In the context of recognizing the need for standards to determine frame sizing, I generally agree with Zinn. I also think Specialized and other manufacturers should include frame reach/ stack in their geo charts, _but_ the additional info isn't always going to clarify a riders fit requirements, so its usefulness is limited. 

For example, if a noob scans the geo charts of two or three brands/ models and sees that those numbers vary by a few mm's, what does that really tell them. Obviously, the lower number has a shorter reach or lower stack, but how does that translate to changes in fit parameters, and how does it affects f/r weight distribution. 

This is why I said I was curious to know why you were asking. I think if a rider has a level of knowledge of bike geo, their fit requirements and a baseline (their current bike), then yes, comparisons can be made using frame reach/ stack numbers. But the same can be accomplished if you know how to calculate reach and stack in general - and stack measurements (no matter the method) are somewhat 'ballpark', so again, those additions aren't lifesavers to most. I do think they'd be of some value to fitters that, based on a riders proportions, are looking for specific geo that might work well for them.

In regards to the article, I find it somewhat ironic that Zinn professes standardizing, then suggests including conical spacers in the HT measurement. That makes little sense, considering that bike (as well as headset) manufacturers offer options, including Specialized - and those options undermine the standard with results varying by as much as 17mm's.
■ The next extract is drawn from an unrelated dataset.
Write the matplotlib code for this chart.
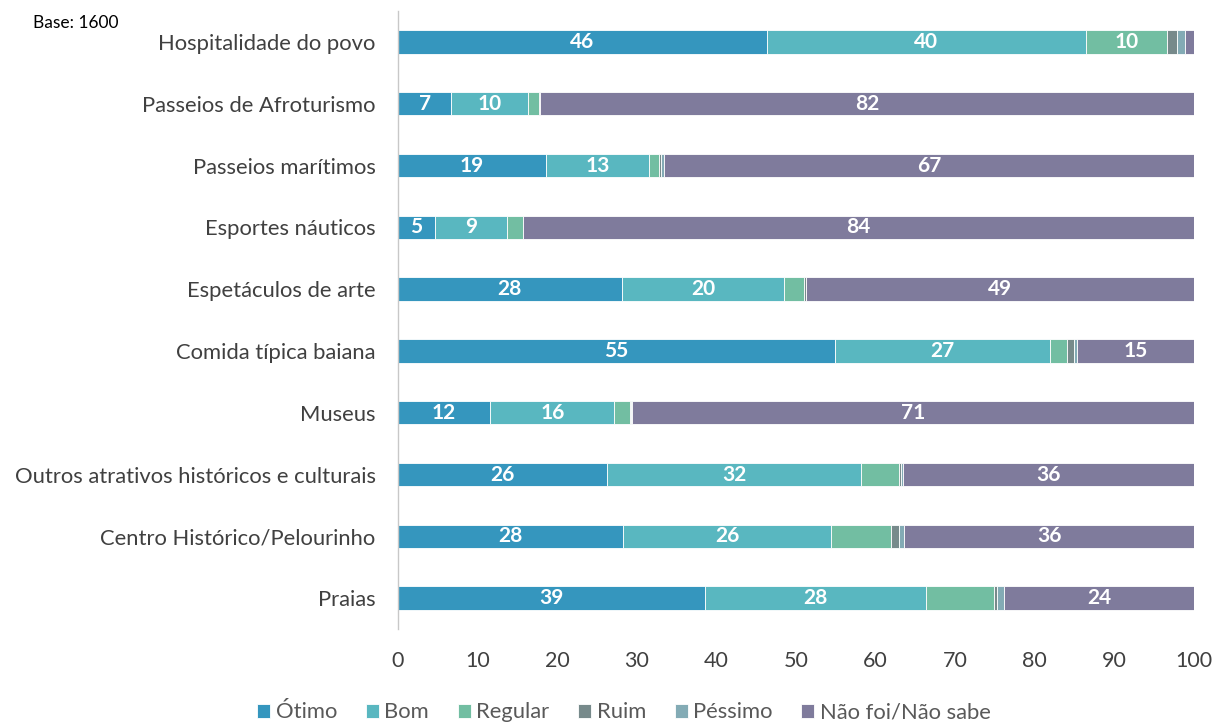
import matplotlib
matplotlib.use("Agg")
import matplotlib.pyplot as plt
import numpy as np

plt.rcParams['font.family'] = ['Lato', 'DejaVu Sans']

categories = [
    "Praias",
    "Centro Histórico/Pelourinho",
    "Outros atrativos históricos e culturais",
    "Museus",
    "Comida típica baiana",
    "Espetáculos de arte",
    "Esportes náuticos",
    "Passeios marítimos",
    "Passeios de Afroturismo",
    "Hospitalidade do povo",
]

series_names = ["Ótimo", "Bom", "Regular", "Ruim", "Péssimo", "Não foi/Não sabe"]

otimo   = [38.6, 28.3, 26.3, 11.6, 54.9, 28.1, 4.6, 18.6, 6.7, 46.3]
bom     = [27.7, 26.1, 31.9, 15.6, 27.0, 20.4, 9.1, 12.9, 9.6, 40.1]
regular = [8.6, 7.6, 4.8, 2.0, 2.2, 2.5, 2.0, 1.3, 1.4, 10.2]
ruim    = [0.4, 1.0, 0.2, 0.1, 0.8, 0.2, 0.0, 0.3, 0.1, 1.3]
pessimo = [0.8, 0.6, 0.3, 0.1, 0.4, 0.1, 0.0, 0.3, 0.1, 1.0]
nao_foi = [23.9, 36.4, 36.5, 70.6, 14.7, 48.7, 84.3, 66.6, 82.1, 1.1]

colors = ["#3596be", "#59b7c0", "#72bea2", "#778a8b", "#83abb5", "#7f7b9c"]
# smallest value that gets a data label, per series
label_min = [4.5, 4.5, 9.5, 101, 101, 4.5]

series = [otimo, bom, regular, ruim, pessimo, nao_foi]

fig = plt.figure(figsize=(12.14, 7.24), dpi=100)
ax = fig.add_axes([0.3278, 0.1312, 0.6557, 0.8536])

y = np.arange(len(categories))
left = np.zeros(len(categories))
for name, vals, col, lmin in zip(series_names, series, colors, label_min):
    vals = np.array(vals)
    ax.barh(y, vals, left=left, height=0.38, color=col, edgecolor="white",
            linewidth=0.6, label=name)
    for yi, (l, v) in enumerate(zip(left, vals)):
        if v >= lmin:
            ax.text(l + v / 2, yi, f"{v:.0f}", ha="center", va="center",
                    color="white", fontsize=15, fontweight="bold")
    left = left + vals

ax.set_xlim(0, 100)
ax.set_ylim(-0.5, len(categories) - 0.5)
ax.set_yticks(y)
ax.set_yticklabels(categories, fontsize=15.8, color="#404040")
ax.set_xticks(np.arange(0, 101, 10))
ax.tick_params(axis="x", labelsize=15.5, labelcolor="#404040", length=0, pad=16)
ax.tick_params(axis="y", length=0, pad=16)
for s in ["top", "right", "bottom"]:
    ax.spines[s].set_visible(False)
ax.spines["left"].set_color("#c8c8c8")
ax.spines["left"].set_linewidth(1.0)

fig.text(0.027, 0.962, "Base: 1600", fontsize=12.5, color="black")

leg = fig.legend(loc="lower center", bbox_to_anchor=(0.514, -0.025), ncol=6,
                 frameon=False, fontsize=15.8, handlelength=0.6, handleheight=0.6,
                 handletextpad=0.25, columnspacing=1.3)
for t in leg.get_texts():
    t.set_color("#595959")

fig.savefig("out.png", dpi=100)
As is the case with most information, it's the *why* (it's being used) and *how* that matters, so IMO/ E the inclusion of frame stack and reach can either assist, confuse or mislead.


----------



## joscycle (Oct 25, 2010)

pj352
thanks for your response. i agree with you that the additional numbers are meaningless without a baseline. i know the stack and reach of my current bike and how i have adjusted it to fit. would just like the stack and reach for the specialized models. 
regards

joseph


----------